AIM
Where a line below holds the string "matplotlib", copy that line.

***** WORKING DATA *****

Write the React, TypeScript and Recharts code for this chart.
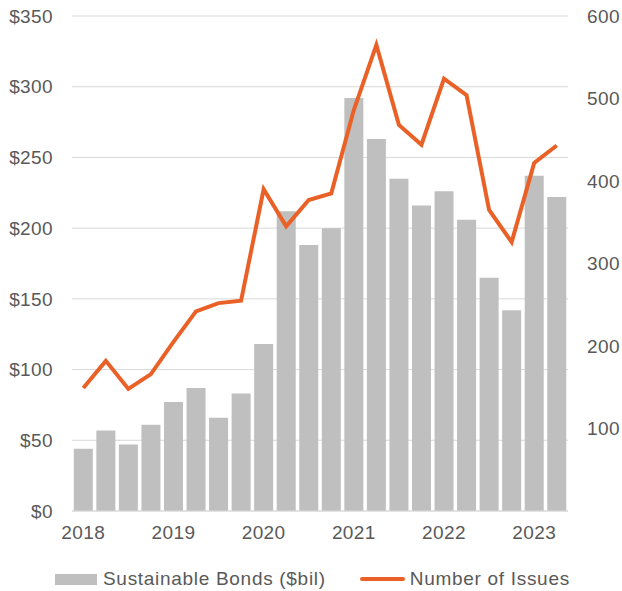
import {
  Bar,
  CartesianGrid,
  ComposedChart,
  Legend,
  Line,
  XAxis,
  YAxis,
} from "recharts";

const QUARTERS = [
  "2018Q1", "2018Q2", "2018Q3", "2018Q4",
  "2019Q1", "2019Q2", "2019Q3", "2019Q4",
  "2020Q1", "2020Q2", "2020Q3", "2020Q4",
  "2021Q1", "2021Q2", "2021Q3", "2021Q4",
  "2022Q1", "2022Q2", "2022Q3", "2022Q4",
  "2023Q1", "2023Q2",
];
const BONDS = [
  44, 57, 47, 61, 77, 87, 66, 83, 118, 212, 188, 200,
  292, 263, 235, 216, 226, 206, 165, 142, 237, 222,
];
const ISSUES = [
  149, 182, 148, 166, 205, 242, 252, 255, 390, 345, 377, 385,
  486, 565, 468, 444, 524, 504, 365, 326, 422, 443,
];
const LEFT_TICKS = [0, 50, 100, 150, 200, 250, 300, 350];
const RIGHT_TICKS = [100, 200, 300, 400, 500, 600];

const TEXT = "#595959";
const FONT = "'Liberation Sans', Arial, sans-serif";
const TICK = { fill: TEXT, fontSize: 19, fontFamily: FONT, letterSpacing: 0.4 };
const BAR_COLOR = "#bfbfbf";
const LINE_COLOR = "#ea6128";

const data = QUARTERS.map((q, i) => ({ q, bonds: BONDS[i], issues: ISSUES[i] }));

function ChartLegend() {
  return (
    <div
      style={{
        display: "flex",
        alignItems: "center",
        fontFamily: FONT,
        fontSize: 19,
        letterSpacing: 0.7,
        color: TEXT,
        paddingLeft: 55,
        paddingTop: 19,
      }}
    >
      <span style={{ width: 42, height: 11, background: BAR_COLOR, marginRight: 6 }} />
      <span>Sustainable Bonds ($bil)</span>
      <span
        style={{
          width: 45,
          height: 4,
          borderRadius: 2,
          background: LINE_COLOR,
          marginLeft: 34,
          marginRight: 5,
        }}
      />
      <span>Number of Issues</span>
    </div>
  );
}

export default function App() {
  return (
    <div style={{ position: "absolute", left: 0, top: 0, background: "#fff" }}>
      <ComposedChart
        data={data}
        height={591}
        margin={{ top: 16, right: 0, bottom: 0, left: 0 }}
        width={622}
        barCategoryGap="8%"
      >
        <CartesianGrid stroke="#d9d9d9" vertical={false} yAxisId="left" />
        <XAxis
          axisLine={{ stroke: "#d9d9d9" }}
          dataKey="q"
          height={38}
          interval={3}
          tick={TICK}
          tickFormatter={(v: string) => v.slice(0, 4)}
          tickLine={false}
          tickMargin={9}
        />
        <YAxis
          axisLine={false}
          domain={[0, 350]}
          tick={TICK}
          tickFormatter={(v: number) => `$${v}`}
          tickLine={false}
          tickMargin={13}
          ticks={LEFT_TICKS}
          width={72}
          yAxisId="left"
        />
        <YAxis
          axisLine={false}
          domain={[0, 600]}
          orientation="right"
          tick={TICK}
          tickLine={false}
          tickMargin={13}
          ticks={RIGHT_TICKS}
          width={54}
          yAxisId="right"
        />
        <Legend content={() => <ChartLegend />} height={42} verticalAlign="bottom" />
        <Bar
          dataKey="bonds"
          fill={BAR_COLOR}
          isAnimationActive={false}
          name="Sustainable Bonds ($bil)"
          yAxisId="left"
        />
        <Line
          dataKey="issues"
          dot={false}
          isAnimationActive={false}
          name="Number of Issues"
          stroke={LINE_COLOR}
          strokeWidth={4}
          type="linear"
          yAxisId="right"
        />
      </ComposedChart>
    </div>
  );
}
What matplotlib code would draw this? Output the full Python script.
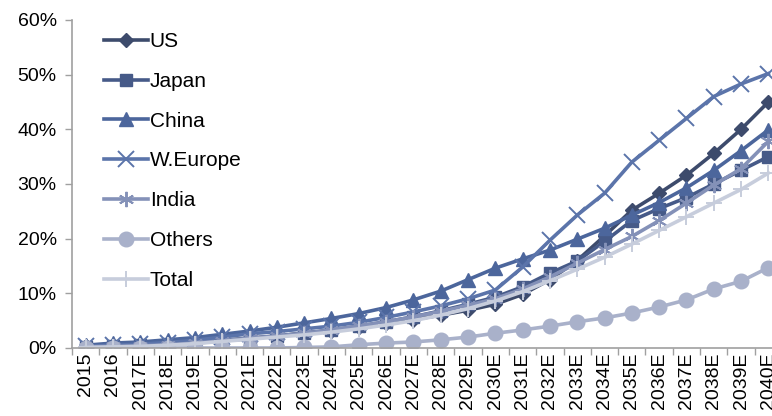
import matplotlib
matplotlib.use('Agg')
from matplotlib import pyplot as plt
from matplotlib.ticker import FixedLocator, FuncFormatter

plt.rcParams['font.family'] = ['Liberation Sans', 'DejaVu Sans']

years = ['2015', '2016'] + ['%dE' % y for y in range(2017, 2041)]

us = [0.3, 0.4, 0.6, 0.8, 1.0, 1.4, 1.8, 2.2, 2.7, 3.2, 3.8, 4.5, 5.2,
      6.0, 6.9, 8.0, 9.8, 12.5, 16.0, 20.5, 25.2, 28.3, 31.6, 35.6, 40.0, 45.0]
japan = [0.2, 0.3, 0.5, 0.7, 1.0, 1.3, 1.7, 2.2, 2.7, 3.3, 4.0, 4.8, 5.7,
         6.8, 8.0, 9.3, 11.2, 13.7, 15.9, 19.5, 23.3, 25.5, 27.5, 30.0, 32.5, 35.0]
china = [0.5, 0.9, 1.1, 1.5, 1.9, 2.5, 3.1, 3.8, 4.6, 5.4, 6.3, 7.4, 8.8,
         10.4, 12.5, 14.6, 16.3, 17.9, 19.9, 21.9, 24.3, 26.6, 29.3, 32.5, 36.1, 39.9]
weurope = [0.3, 0.5, 0.7, 1.0, 1.4, 2.0, 2.6, 3.0, 3.5, 4.0, 4.7, 5.6, 6.6,
           7.7, 9.0, 10.6, 14.8, 19.7, 24.3, 28.3, 34.0, 38.0, 42.0, 46.0, 48.3, 50.2]
india = [0.2, 0.3, 0.4, 0.6, 0.9, 1.3, 1.8, 2.2, 2.7, 3.3, 4.0, 4.8, 5.7,
         6.7, 7.8, 9.0, 10.8, 13.0, 15.5, 18.0, 20.4, 23.3, 26.5, 29.8, 32.8, 37.8]
others = [0.0, 0.0, 0.0, 0.0, 0.0, 0.0, 0.0, 0.0, 0.1, 0.2, 0.6, 0.9, 1.1,
          1.5, 2.0, 2.7, 3.3, 4.0, 4.8, 5.5, 6.4, 7.5, 8.8, 10.8, 12.2, 14.7]
total = [0.1, 0.2, 0.3, 0.5, 0.8, 1.2, 1.6, 2.0, 2.4, 2.9, 3.5, 4.2, 5.0,
         6.0, 7.2, 8.6, 10.3, 12.3, 14.4, 16.6, 19.0, 21.5, 24.0, 26.5, 29.0, 32.0]

# name, values, colour, marker, marker size, marker edge width
series = [
    ('US', us, '#3d4b6c', 'D', 7.5, 1),
    ('Japan', japan, '#465a88', 's', 8.5, 1),
    ('China', china, '#4c669c', '^', 9.5, 1),
    ('W.Europe', weurope, '#5b74aa', 'x', 11, 1.4),
    ('India', india, '#8491b8', (6, 2, 0), 11, 1.4),
    ('Others', others, '#a9b1ca', 'o', 10.5, 1),
    ('Total', total, '#c7cddc', '+', 12, 1.4),
]

fig = plt.figure(figsize=(7.72, 4.16), dpi=100)
ax = fig.add_axes([72 / 772, 68 / 416, 710 / 772, 328 / 416])

x = range(len(years))
for name, vals, col, mk, ms, mew in series:
    ax.plot(x, vals, color=col, lw=2.6, marker=mk, ms=ms, mew=mew,
            mec=col, mfc=col, label=name, solid_joinstyle='round')

ax.set_xlim(-0.5, len(years) - 0.5)
ax.set_ylim(0, 60)
ax.set_yticks(range(0, 61, 10))
ax.yaxis.set_major_formatter(FuncFormatter(lambda v, p: '%d%%' % v))

ax.set_xticks(list(x))
ax.set_xticklabels(years, rotation=90)
ax.xaxis.set_minor_locator(FixedLocator([i - 0.5 for i in range(len(years) + 1)]))
ax.tick_params(axis='x', which='major', length=0, pad=3, labelsize=14)
ax.tick_params(axis='x', which='minor', length=5, color='#a0a0a0', width=1)
ax.tick_params(axis='y', length=5, color='#a0a0a0', width=1, labelsize=14, pad=6)

for s in ['top', 'right']:
    ax.spines[s].set_visible(False)
for s in ['left', 'bottom']:
    ax.spines[s].set_color('#a0a0a0')
    ax.spines[s].set_linewidth(1.2)

ax.legend(loc='upper left', bbox_to_anchor=(104 / 772, 384 / 416),
          bbox_transform=fig.transFigure, frameon=False, fontsize=15,
          handlelength=2.1, handletextpad=0.1, labelspacing=1.0,
          borderpad=0, borderaxespad=0)

plt.savefig('out.png', dpi=100)
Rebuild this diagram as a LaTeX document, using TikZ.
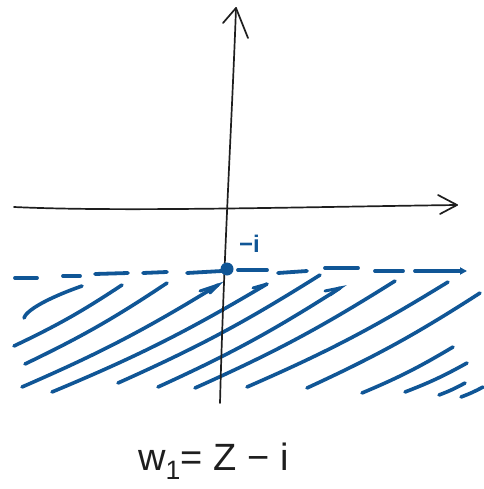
\documentclass[tikz,border=0pt]{standalone}
\usepackage{fontspec}
\setmainfont{Liberation Sans}
\usetikzlibrary{arrows.meta}
\definecolor{ink}{RGB}{16,86,150}
\definecolor{pen}{RGB}{30,30,30}
\begin{document}
\begin{tikzpicture}[x=1pt,y=-1pt,
  axis/.style={draw=pen, line width=1.7pt, line cap=round, line join=round},
  hatch/.style={draw=ink, line width=3.6pt, line cap=round},
  dashseg/.style={draw=ink, line width=3.8pt, line cap=round},
  pt/.style={circle, fill=ink, inner sep=0pt, minimum size=13pt},
  lbl/.style={inner sep=0pt}]
\useasboundingbox (0,0) rectangle (483,489);

% axes
\coordinate (xl) at (14,207);
\coordinate (xr) at (457,205);
\coordinate (xa1) at (438,195);
\coordinate (xa2) at (440,214);
\coordinate (yt) at (236,8);
\coordinate (yb) at (220,403);
\coordinate (ya1) at (223,23);
\coordinate (ya2) at (248,38);

% hatch lines
\foreach \ax/\ay/\bx/\by in {
  14/346/122/285, 25/364/167/283, 22/387/218/285, 52/392/267/284,
  118/383/320/275, 158/387/340/288, 195/388/395/281, 247/387/448/282,
  307/388/480/293, 362/393/453/347, 405/392/467/363, 439/395/465/383,
  461/397/483/387}
  \draw[hatch] (\ax,\ay) to[bend right=4] (\bx,\by);
\coordinate (h1a) at (24,318);
\coordinate (h1b) at (82,286);
\draw[hatch] (h1a) .. controls (26,311) and (45,299) .. (h1b);
% little hooks at some ends
\draw[hatch, line width=3pt] (200,291) -- (218,285) -- (210,293);
\draw[hatch, line width=3pt] (253,288) -- (267,284);
\draw[hatch, line width=3pt] (325,291) -- (340,288) -- (330,295);

% dashed line y = -1
\foreach \ax/\ay/\bx/\by in {
  15/278/37/278, 63/276/80/276, 95/274/128/273, 143/273/167/272,
  187/273/222/271, 238/270/267/270, 278/273/307/271, 325/268/358/268,
  375/271/403/271}
  \draw[dashseg] (\ax,\ay) -- (\bx,\by);
\coordinate (dl) at (415,271);
\coordinate (dr) at (467,271);
\draw[dashseg, -{Triangle[length=7pt,width=7pt]}] (dl) -- (dr);

% axes on top
\draw[axis] (xl) .. controls (120,212) and (300,207) .. (xr);
\draw[axis] (xa1) -- (xr) -- (xa2);
\draw[axis] (yb) .. controls (224,250) and (232,120) .. (yt);
\draw[axis] (ya1) -- (yt) -- (ya2);

% point -i
\node[pt] (p) at (227,269) {};
\node[lbl, text=ink, font=\fontsize{24}{26}\selectfont\bfseries, anchor=base west] (pl) at (239,252) {−i};

% equation
\node[lbl, text=pen, font=\fontsize{38}{42}\selectfont, anchor=base west] (eq) at (138,470) {w\textsubscript{1}= Z − i};
\end{tikzpicture}
\end{document}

*****

TASK ANSWER
What matplotlib code would draw this? Output the full Python script.
import matplotlib
matplotlib.use('Agg')
from matplotlib import pyplot as plt
from matplotlib.ticker import FixedLocator, FuncFormatter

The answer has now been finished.